** start SUPPLIED MATERIAL **

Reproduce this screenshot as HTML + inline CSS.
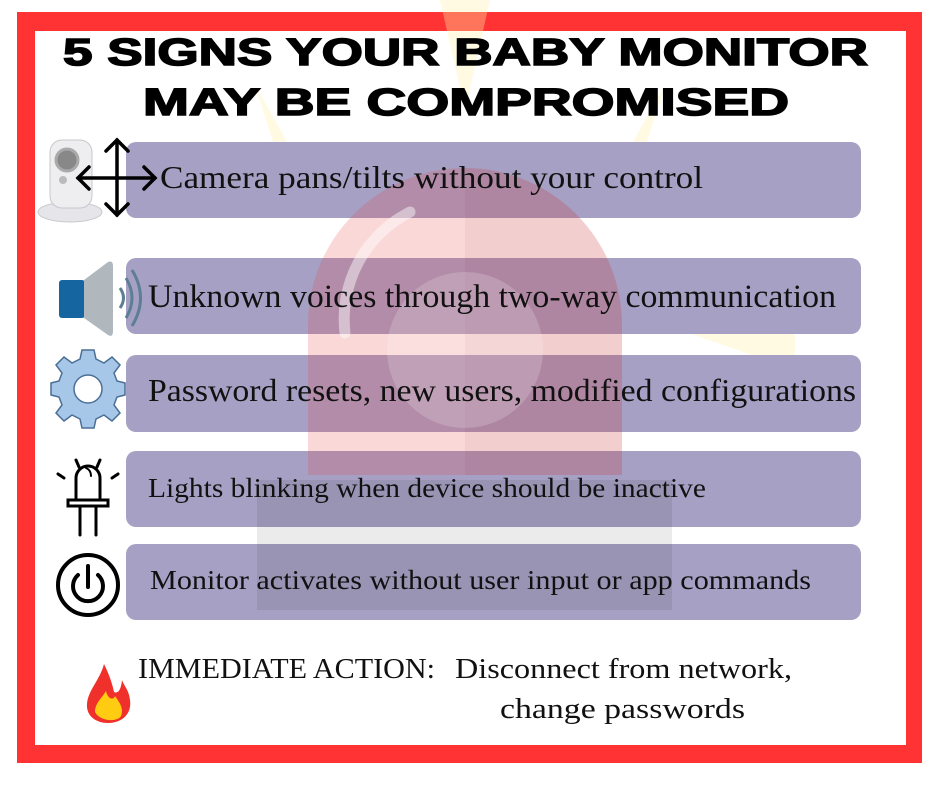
<!DOCTYPE html>
<html><head><meta charset="utf-8"><style>html,body{margin:0;padding:0;background:#fff}svg{display:block}</style></head><body>
<svg width="940" height="788" viewBox="0 0 940 788" xmlns="http://www.w3.org/2000/svg">
<rect width="940" height="788" fill="#fff"/>
<!-- red frame -->
<rect x="17" y="12" width="905" height="751" fill="#ff3333"/>
<rect x="35" y="31" width="871" height="714" fill="#fff"/>
<!-- faint yellow rays -->
<g fill="#fff2a8" opacity="0.35">
<polygon points="440,0 490,0 465,110"/>
<polygon points="255,85 300,165 282,170"/>
<polygon points="665,85 620,165 638,170"/>
<polygon points="150,330 300,330 250,300"/>
<polygon points="795,300 795,370 680,330"/>
</g>
<!-- bars -->
<g fill="#a6a0c4">
<rect x="126" y="142" width="735" height="76" rx="10"/>
<rect x="126" y="258" width="735" height="76" rx="10"/>
<rect x="126" y="355" width="735" height="77" rx="10"/>
<rect x="126" y="451" width="735" height="76" rx="10"/>
<rect x="126" y="544" width="735" height="76" rx="10"/>
</g>
<!-- siren dome overlay -->
<path d="M308,475 L308,325 A157,157 0 0 1 622,325 L622,475 Z" fill="#e83a3a" opacity="0.2"/>
<path d="M465,168 A157,157 0 0 1 622,325 L622,475 L465,475 Z" fill="#8a3030" opacity="0.06"/>
<path d="M345,333 A120,120 0 0 1 410,212" fill="none" stroke="#fff" stroke-width="11" stroke-linecap="round" opacity="0.45"/>
<circle cx="465" cy="350" r="78" fill="#fff" opacity="0.18"/>
<rect x="257" y="480" width="415" height="130" fill="#000" opacity="0.08"/>
<!-- title -->
<g font-family="Liberation Sans, sans-serif" font-weight="900" fill="#000" stroke="#000" stroke-width="1.5">
<text x="63" y="65" font-size="38" textLength="805" lengthAdjust="spacingAndGlyphs">5 SIGNS YOUR BABY MONITOR</text>
<text x="143" y="115" font-size="38" textLength="646" lengthAdjust="spacingAndGlyphs">MAY BE COMPROMISED</text>
</g>
<!-- bar texts -->
<g font-family="Liberation Serif, serif" fill="#111">
<text x="160" y="188" font-size="32" textLength="543" lengthAdjust="spacingAndGlyphs">Camera pans/tilts  without your control</text>
<text x="148" y="307" font-size="33" textLength="688" lengthAdjust="spacingAndGlyphs">Unknown voices through two-way communication</text>
<text x="148" y="401" font-size="32" textLength="708" lengthAdjust="spacingAndGlyphs">Password resets, new users, modified configurations</text>
<text x="148" y="497" font-size="27" textLength="558" lengthAdjust="spacingAndGlyphs">Lights blinking when device should be inactive</text>
<text x="150" y="589" font-size="27" textLength="661" lengthAdjust="spacingAndGlyphs">Monitor activates without user input or app commands</text>
<text x="138" y="678" font-size="29" textLength="297" lengthAdjust="spacingAndGlyphs">IMMEDIATE ACTION:</text>
<text x="455" y="678" font-size="29" textLength="337" lengthAdjust="spacingAndGlyphs">Disconnect from network,</text>
<text x="500" y="718" font-size="29" textLength="245" lengthAdjust="spacingAndGlyphs">change passwords</text>
</g>
<!-- camera icon -->
<g>
<ellipse cx="70" cy="212" rx="32" ry="10" fill="#e6e6ea" stroke="#c8c8cc"/>
<rect x="50" y="140" width="42" height="68" rx="12" fill="#eeeef0" stroke="#c8c8cc"/>
<circle cx="67" cy="160" r="11" fill="#888" stroke="#aaa" stroke-width="3"/>
<circle cx="63" cy="180" r="4" fill="#bbb"/>
</g>
<!-- arrows -->
<g stroke="#000" stroke-width="3.5" fill="none" stroke-linecap="round">
<line x1="117" y1="140" x2="117" y2="215"/>
<line x1="78" y1="178" x2="155" y2="178"/>
<polyline points="106,151 117,140 128,151"/>
<polyline points="106,204 117,215 128,204"/>
<polyline points="89,167 78,178 89,189"/>
<polyline points="144,167 155,178 144,189"/>
</g>
<!-- speaker -->
<rect x="59" y="280" width="26" height="38" rx="3" fill="#1566a0"/>
<path d="M84,280 L108,262 Q113,260 113,266 L113,331 Q113,338 108,335 L84,318 Z" fill="#b0b8be"/>
<g stroke="#5d7f92" stroke-width="3" fill="none">
<path d="M120,288 Q127,298 120,308"/>
<path d="M126,278 Q138,298 126,318"/>
<path d="M132,270 Q149,298 132,326"/>
</g>
<!-- gear -->
<g transform="translate(88,389)">
<g fill="#a7c7e8" stroke="#4a6f94" stroke-width="1.5">
<path d="M-6,-35 L6,-35 L8,-26 L16,-22 L24,-28 L32,-20 L26,-12 L29,-4 L37,-2 L37,10 L29,12 L26,20 L32,28 L24,36 L16,30 L8,34 L6,43 L-6,43 L-8,34 L-16,30 L-24,36 L-32,28 L-26,20 L-29,12 L-37,10 L-37,-2 L-29,-4 L-26,-12 L-32,-20 L-24,-28 L-16,-22 L-8,-26 Z" transform="translate(0,-4)"/>
</g>
<circle cx="0" cy="0" r="14" fill="#fff" stroke="#4a6f94" stroke-width="1.5"/>
</g>
<!-- LED -->
<g stroke="#000" stroke-width="3" fill="none" stroke-linecap="round">
<path d="M76,478 L76,500 L100,500 L100,478 A12,12 0 0 0 76,478 Z"/>
<rect x="68" y="500" width="40" height="6"/>
<line x1="80" y1="506" x2="80" y2="535"/>
<line x1="96" y1="506" x2="96" y2="535"/>
<path d="M91,476 Q91,470 86,468" stroke-width="2"/>
<line x1="76" y1="460" x2="79" y2="467"/>
<line x1="100" y1="460" x2="97" y2="467"/>
<line x1="58" y1="474" x2="64" y2="478"/>
<line x1="118" y1="474" x2="112" y2="478"/>
</g>
<!-- power -->
<circle cx="88" cy="585" r="30" fill="none" stroke="#000" stroke-width="4"/>
<path d="M78,575 A15,15 0 1 0 98,575" fill="none" stroke="#000" stroke-width="4" stroke-linecap="round"/>
<line x1="88" y1="566" x2="88" y2="587" stroke="#000" stroke-width="4" stroke-linecap="round"/>
<!-- fire -->
<path d="M104,664 C100,680 88,690 87,704 C86,716 96,723 108,723 C122,723 132,714 130,700 C129,690 124,686 122,680 C121,690 118,694 114,692 C112,682 108,672 104,664 Z" fill="#f0302a"/>
<path d="M95,712 C95,703 102,698 106,691 C108,700 114,700 115,696 C120,703 124,709 121,716 C118,722 100,722 95,712 Z" fill="#ffcc11"/>
</svg>
</body></html>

** end SUPPLIED MATERIAL **

**REQUIRED WORK**. Copy all the data exactly as written, but skip any picture.

**THE COMPLETED TASK**.
Reproduce this screenshot as HTML + inline CSS.
<!DOCTYPE html>
<html><head><meta charset="utf-8"><style>html,body{margin:0;padding:0;background:#fff}svg{display:block}</style></head><body>
<svg width="940" height="788" viewBox="0 0 940 788" xmlns="http://www.w3.org/2000/svg">
<rect width="940" height="788" fill="#fff"/>
<!-- red frame -->
<rect x="17" y="12" width="905" height="751" fill="#ff3333"/>
<rect x="35" y="31" width="871" height="714" fill="#fff"/>
<!-- faint yellow rays -->
<g fill="#fff2a8" opacity="0.35">
<polygon points="440,0 490,0 465,110"/>
<polygon points="255,85 300,165 282,170"/>
<polygon points="665,85 620,165 638,170"/>
<polygon points="150,330 300,330 250,300"/>
<polygon points="795,300 795,370 680,330"/>
</g>
<!-- bars -->
<g fill="#a6a0c4">
<rect x="126" y="142" width="735" height="76" rx="10"/>
<rect x="126" y="258" width="735" height="76" rx="10"/>
<rect x="126" y="355" width="735" height="77" rx="10"/>
<rect x="126" y="451" width="735" height="76" rx="10"/>
<rect x="126" y="544" width="735" height="76" rx="10"/>
</g>
<!-- siren dome overlay -->
<path d="M308,475 L308,325 A157,157 0 0 1 622,325 L622,475 Z" fill="#e83a3a" opacity="0.2"/>
<path d="M465,168 A157,157 0 0 1 622,325 L622,475 L465,475 Z" fill="#8a3030" opacity="0.06"/>
<path d="M345,333 A120,120 0 0 1 410,212" fill="none" stroke="#fff" stroke-width="11" stroke-linecap="round" opacity="0.45"/>
<circle cx="465" cy="350" r="78" fill="#fff" opacity="0.18"/>
<rect x="257" y="480" width="415" height="130" fill="#000" opacity="0.08"/>
<!-- title -->
<g font-family="Liberation Sans, sans-serif" font-weight="900" fill="#000" stroke="#000" stroke-width="1.5">
<text x="63" y="65" font-size="38" textLength="805" lengthAdjust="spacingAndGlyphs">5 SIGNS YOUR BABY MONITOR</text>
<text x="143" y="115" font-size="38" textLength="646" lengthAdjust="spacingAndGlyphs">MAY BE COMPROMISED</text>
</g>
<!-- bar texts -->
<g font-family="Liberation Serif, serif" fill="#111">
<text x="160" y="188" font-size="32" textLength="543" lengthAdjust="spacingAndGlyphs">Camera pans/tilts  without your control</text>
<text x="148" y="307" font-size="33" textLength="688" lengthAdjust="spacingAndGlyphs">Unknown voices through two-way communication</text>
<text x="148" y="401" font-size="32" textLength="708" lengthAdjust="spacingAndGlyphs">Password resets, new users, modified configurations</text>
<text x="148" y="497" font-size="27" textLength="558" lengthAdjust="spacingAndGlyphs">Lights blinking when device should be inactive</text>
<text x="150" y="589" font-size="27" textLength="661" lengthAdjust="spacingAndGlyphs">Monitor activates without user input or app commands</text>
<text x="138" y="678" font-size="29" textLength="297" lengthAdjust="spacingAndGlyphs">IMMEDIATE ACTION:</text>
<text x="455" y="678" font-size="29" textLength="337" lengthAdjust="spacingAndGlyphs">Disconnect from network,</text>
<text x="500" y="718" font-size="29" textLength="245" lengthAdjust="spacingAndGlyphs">change passwords</text>
</g>
<!-- camera icon -->
<g>
<ellipse cx="70" cy="212" rx="32" ry="10" fill="#e6e6ea" stroke="#c8c8cc"/>
<rect x="50" y="140" width="42" height="68" rx="12" fill="#eeeef0" stroke="#c8c8cc"/>
<circle cx="67" cy="160" r="11" fill="#888" stroke="#aaa" stroke-width="3"/>
<circle cx="63" cy="180" r="4" fill="#bbb"/>
</g>
<!-- arrows -->
<g stroke="#000" stroke-width="3.5" fill="none" stroke-linecap="round">
<line x1="117" y1="140" x2="117" y2="215"/>
<line x1="78" y1="178" x2="155" y2="178"/>
<polyline points="106,151 117,140 128,151"/>
<polyline points="106,204 117,215 128,204"/>
<polyline points="89,167 78,178 89,189"/>
<polyline points="144,167 155,178 144,189"/>
</g>
<!-- speaker -->
<rect x="59" y="280" width="26" height="38" rx="3" fill="#1566a0"/>
<path d="M84,280 L108,262 Q113,260 113,266 L113,331 Q113,338 108,335 L84,318 Z" fill="#b0b8be"/>
<g stroke="#5d7f92" stroke-width="3" fill="none">
<path d="M120,288 Q127,298 120,308"/>
<path d="M126,278 Q138,298 126,318"/>
<path d="M132,270 Q149,298 132,326"/>
</g>
<!-- gear -->
<g transform="translate(88,389)">
<g fill="#a7c7e8" stroke="#4a6f94" stroke-width="1.5">
<path d="M-6,-35 L6,-35 L8,-26 L16,-22 L24,-28 L32,-20 L26,-12 L29,-4 L37,-2 L37,10 L29,12 L26,20 L32,28 L24,36 L16,30 L8,34 L6,43 L-6,43 L-8,34 L-16,30 L-24,36 L-32,28 L-26,20 L-29,12 L-37,10 L-37,-2 L-29,-4 L-26,-12 L-32,-20 L-24,-28 L-16,-22 L-8,-26 Z" transform="translate(0,-4)"/>
</g>
<circle cx="0" cy="0" r="14" fill="#fff" stroke="#4a6f94" stroke-width="1.5"/>
</g>
<!-- LED -->
<g stroke="#000" stroke-width="3" fill="none" stroke-linecap="round">
<path d="M76,478 L76,500 L100,500 L100,478 A12,12 0 0 0 76,478 Z"/>
<rect x="68" y="500" width="40" height="6"/>
<line x1="80" y1="506" x2="80" y2="535"/>
<line x1="96" y1="506" x2="96" y2="535"/>
<path d="M91,476 Q91,470 86,468" stroke-width="2"/>
<line x1="76" y1="460" x2="79" y2="467"/>
<line x1="100" y1="460" x2="97" y2="467"/>
<line x1="58" y1="474" x2="64" y2="478"/>
<line x1="118" y1="474" x2="112" y2="478"/>
</g>
<!-- power -->
<circle cx="88" cy="585" r="30" fill="none" stroke="#000" stroke-width="4"/>
<path d="M78,575 A15,15 0 1 0 98,575" fill="none" stroke="#000" stroke-width="4" stroke-linecap="round"/>
<line x1="88" y1="566" x2="88" y2="587" stroke="#000" stroke-width="4" stroke-linecap="round"/>
<!-- fire -->
<path d="M104,664 C100,680 88,690 87,704 C86,716 96,723 108,723 C122,723 132,714 130,700 C129,690 124,686 122,680 C121,690 118,694 114,692 C112,682 108,672 104,664 Z" fill="#f0302a"/>
<path d="M95,712 C95,703 102,698 106,691 C108,700 114,700 115,696 C120,703 124,709 121,716 C118,722 100,722 95,712 Z" fill="#ffcc11"/>
</svg>
</body></html>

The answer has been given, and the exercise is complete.